Commanders and leaders
- Jindřich Thurn: Charles Longueval

Strength
- ~14,000: >10,000

Casualties and losses
- 80 killed 120 wounded: ~1,500 casualties

= Battle of Lomnice =

1618 battle of the Thirty Years' War

The Battle of Lomnice or Lomnice nad Lužnicí occurred on 9 November 1618, during the Bohemian period of the Thirty Years' War. It was fought between the Habsburg Roman Catholic army of Charles Bonaventure de Longueval, Count of Bucquoy, and the Protestant army of Jindřich Matyáš Thurn.

On 23 May 1618, the Bohemian Protestant nobles defied their King Ferdinand, heir to Holy Roman Emperor Matthias, and threw the Roman Catholic governors of Bohemia from a window of their office at Prague Castle in an act which came to be known as the Defenestration of Prague. The new government, formed of Protestant nobility and Jindřich Matyáš Thurn, assumed command over the Bohemian Protestant forces.

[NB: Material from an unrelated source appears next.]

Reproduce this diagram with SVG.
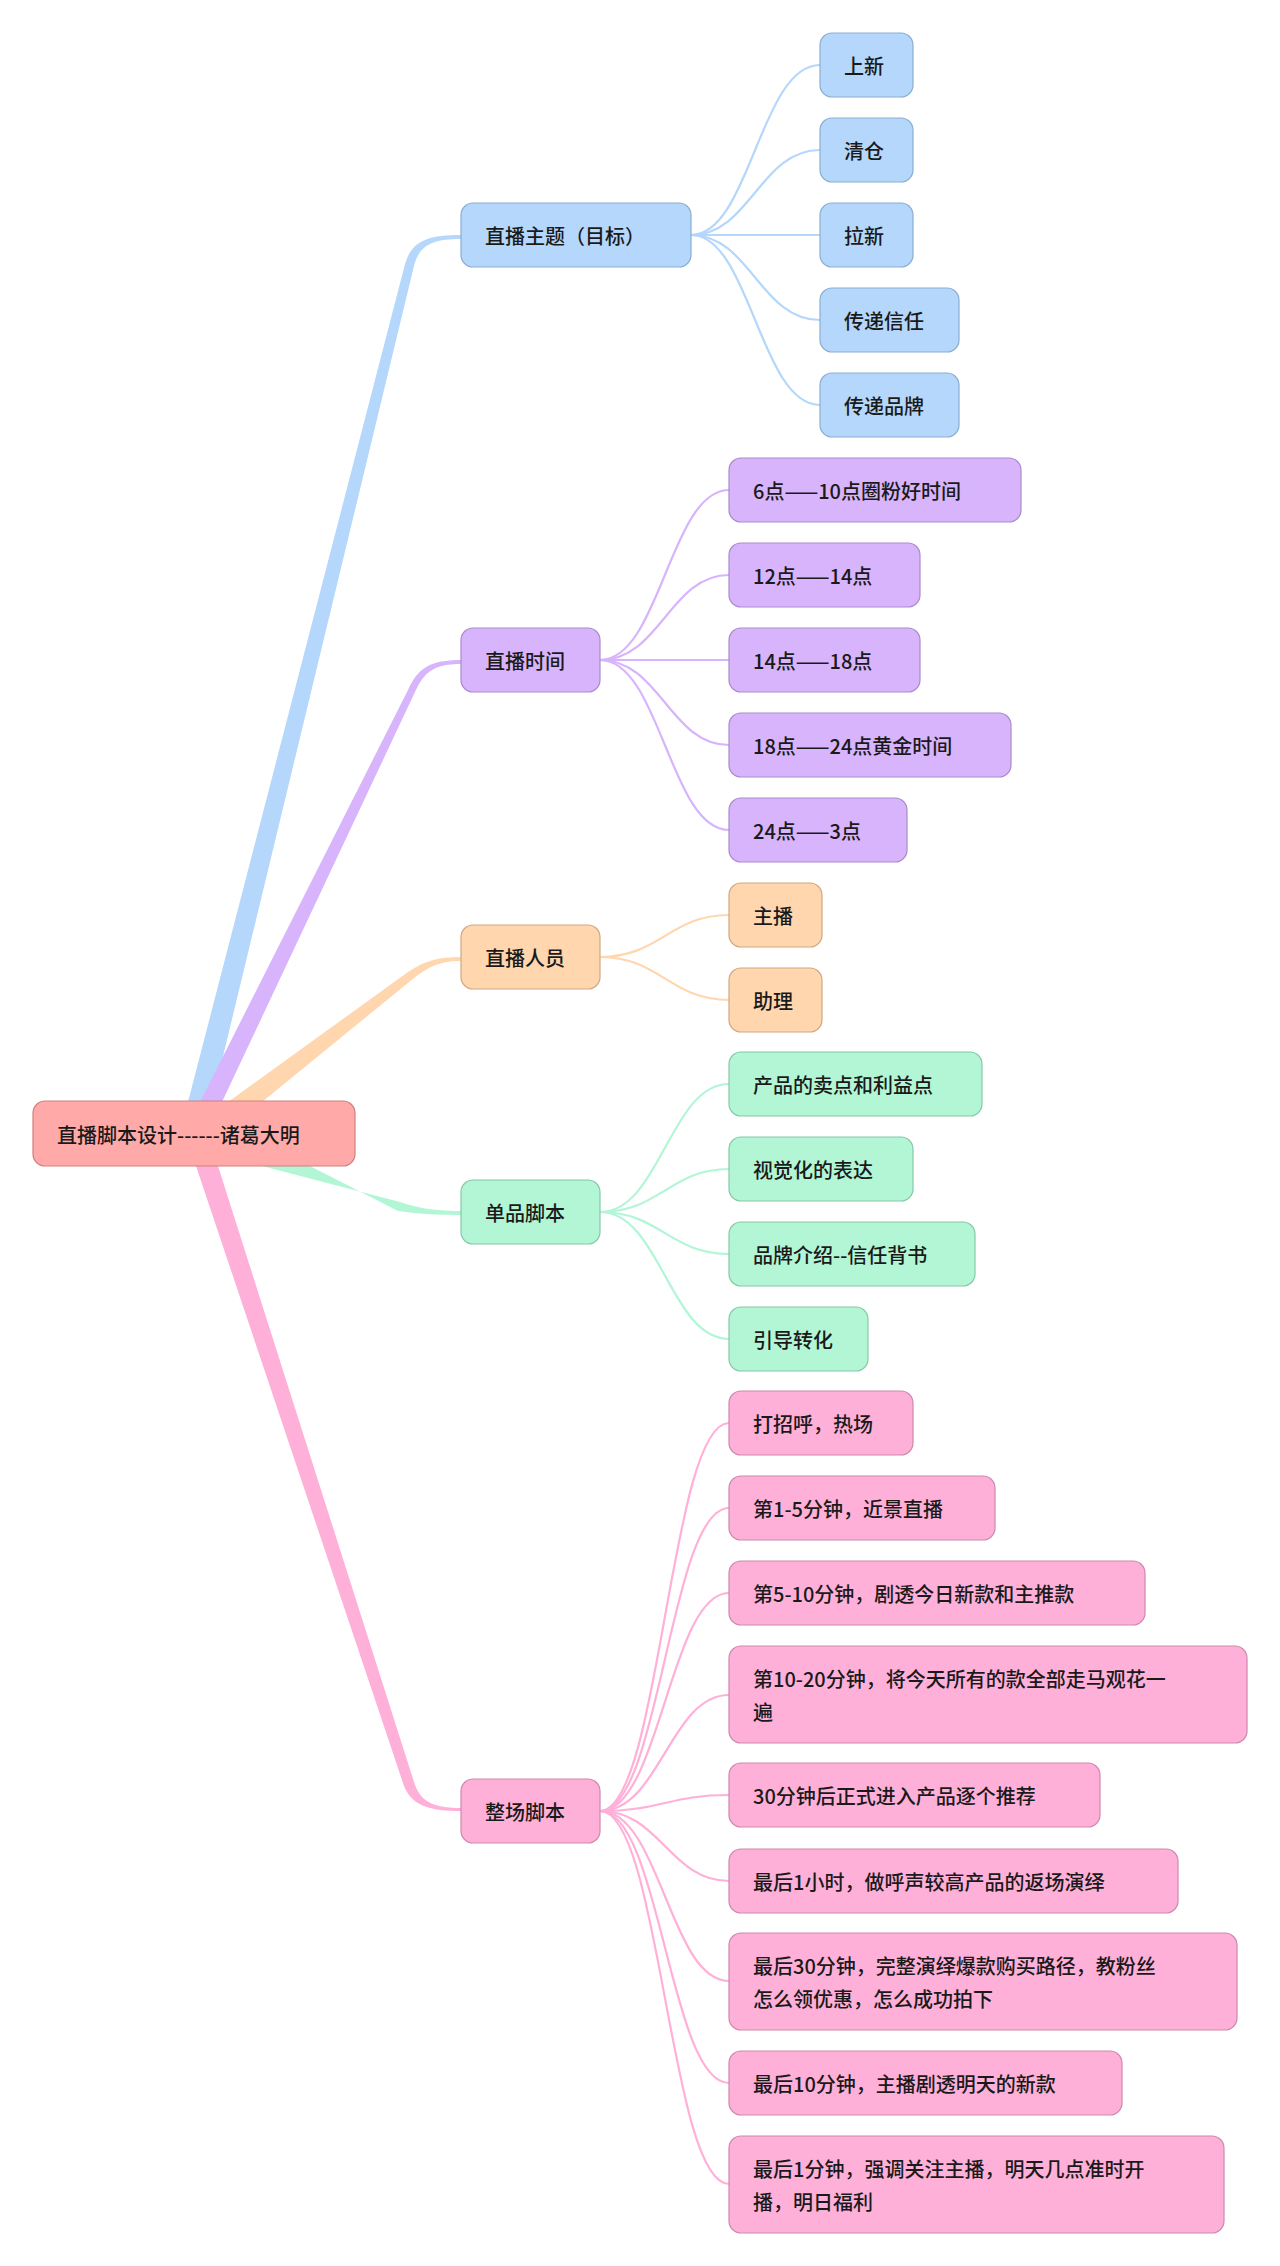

A Habsburg Roman Catholic army under the command of Charles Bonaventure de Longueval, Count of Bucquoy, was approaching Prague but a Protestant army stopped it near Čáslav for several weeks; subsequent problems with food supplies and illness forced Buqouy to withdraw. Later, when Bucquoy was on his way to reinforce, Count Thurn followed Bucquoy's army and forced a battle near the village of Lomnice nad Lužnicí in southern Bohemia. Part of the Roman Catholic army held a position between two ponds and suffered most of its casualties from artillery fire. Bucquoy suffered defeat, losing at least 1,500 troops. As a result, the main part of the Habsburg army had to leave Bohemia. But the Protestants did not follow up their victory by chasing the enemy, thereby missing an opportunity to crush their Catholic opponents.